One of the best pieces of advice I have seen regarding Mozart’s ornaments is found in Frederick Neumann’s book “Ornamentation and Improvisation in Mozart.” He gives many examples of suggested realizations of different kinds of grace notes, turns and trills, but ultimately tells the interpreter to use her ear. If the principal note is enhanced and sounds more graceful, the execution is successful!

 

Mozart is also a master of the unexpected, whether in insistently (and, often, comically) repeating a part of a cadence or by having us play forte and moving on to new material when the ear is expecting an ending cadence in piano.
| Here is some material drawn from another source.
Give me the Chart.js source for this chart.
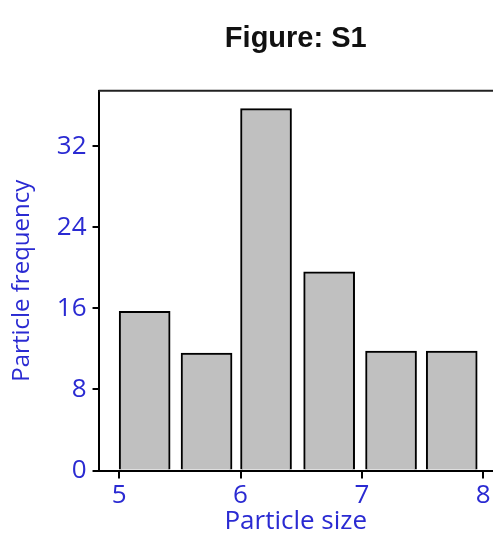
<!DOCTYPE html>
<html>
<head>
<meta charset="utf-8">
<script src="https://cdn.jsdelivr.net/npm/chart.js@4"></script>
<style>
  html, body { margin: 0; padding: 0; background: #fff; }
  #wrap { width: 493px; height: 537px; }
</style>
</head>
<body>
<div id="wrap"><canvas id="chart"></canvas></div>
<script>
// bin centres (particle size) and counts
const sizes = [5.21, 5.72, 6.21, 6.73, 7.24, 7.74];
const counts = [15.7, 11.6, 35.7, 19.6, 11.8, 11.8];
const xTicks = [5, 6, 7, 8];
const yTicks = [0, 8, 16, 24, 32];

const blue = "#2a2ad2";

// draw the top frame line of the plot box
const topBorder = {
  id: "topBorder",
  afterDraw(chart) {
    const { ctx, chartArea } = chart;
    ctx.save();
    ctx.strokeStyle = "#222";
    ctx.lineWidth = 2;
    ctx.beginPath();
    ctx.moveTo(chartArea.left, chartArea.top);
    ctx.lineTo(chartArea.right, chartArea.top);
    ctx.stroke();
    ctx.restore();
  },
};

new Chart(document.getElementById("chart"), {
  type: "bar",
  data: {
    datasets: [
      {
        data: sizes.map((s, i) => ({ x: s, y: counts[i] })),
        backgroundColor: "#c0c0c0",
        borderColor: "#000",
        borderWidth: 2,
        barThickness: 51,
      },
    ],
  },
  options: {
    responsive: true,
    maintainAspectRatio: false,
    animation: false,
    layout: { padding: { left: 8, right: 0, top: 0, bottom: 0 } },
    plugins: {
      legend: { display: false },
      tooltip: { enabled: false },
      title: {
        display: true,
        text: "Figure: S1",
        fullSize: false,
        color: "#111",
        font: { family: "Liberation Sans", size: 29, weight: "bold" },
        padding: { top: 22, bottom: 34 },
      },
    },
    scales: {
      x: {
        type: "linear",
        offset: false,
        min: 4.83,
        max: 8.08,
        afterBuildTicks: (axis) => {
          axis.ticks = xTicks.map((v) => ({ value: v }));
        },
        ticks: {
          color: blue,
          font: { family: "Open Sans", size: 26 },
          padding: 1,
          maxRotation: 0,
        },
        grid: {
          display: true,
          offset: false,
          drawOnChartArea: false,
          drawTicks: true,
          tickLength: 8,
          color: "#000",
          lineWidth: 2,
        },
        border: { display: true, color: "#000", width: 2 },
        title: {
          display: true,
          text: "Particle size",
          color: blue,
          font: { family: "Open Sans", size: 26 },
          padding: { top: -6, bottom: 0 },
        },
      },
      y: {
        min: 0,
        max: 37.46,
        afterBuildTicks: (axis) => {
          axis.ticks = yTicks.map((v) => ({ value: v }));
        },
        ticks: {
          color: blue,
          font: { family: "Open Sans", size: 26 },
          padding: 6,
        },
        grid: {
          display: true,
          drawOnChartArea: false,
          drawTicks: true,
          tickLength: 6,
          color: "#000",
          lineWidth: 2,
        },
        border: { display: true, color: "#000", width: 2 },
        title: {
          display: true,
          text: "Particle frequency",
          color: blue,
          font: { family: "Open Sans", size: 24 },
          padding: { top: 0, bottom: 14 },
        },
      },
    },
  },
  plugins: [topBorder],
});
</script>
</body>
</html>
Often, both the violinists and pianists gloss over the cadence’s end-note and hurry into the unexpected part, and I remind them (and myself) that it is important to stay “in the moment” and complete the cadence as if there is no surprise coming up, in order not to give it away.

 

Finally, I try to impart the idea that silence is as meaningful as sound: whether it occurs as rests in the midst of a passge or at the end of the composition, the silence is always to be acknowledged.

 

One of the pianists and I briefly talked about the fact that some of the Sonatas have but two movements while others have three, and we agreed that Mozart knew when to stop; that he had already achieved perfection in the balance of two movements. In the process of working with the students here, I feel that my own interpretations have been enhanced and look forward to my own future experiences with this music, the delights and insights of which remain timeless.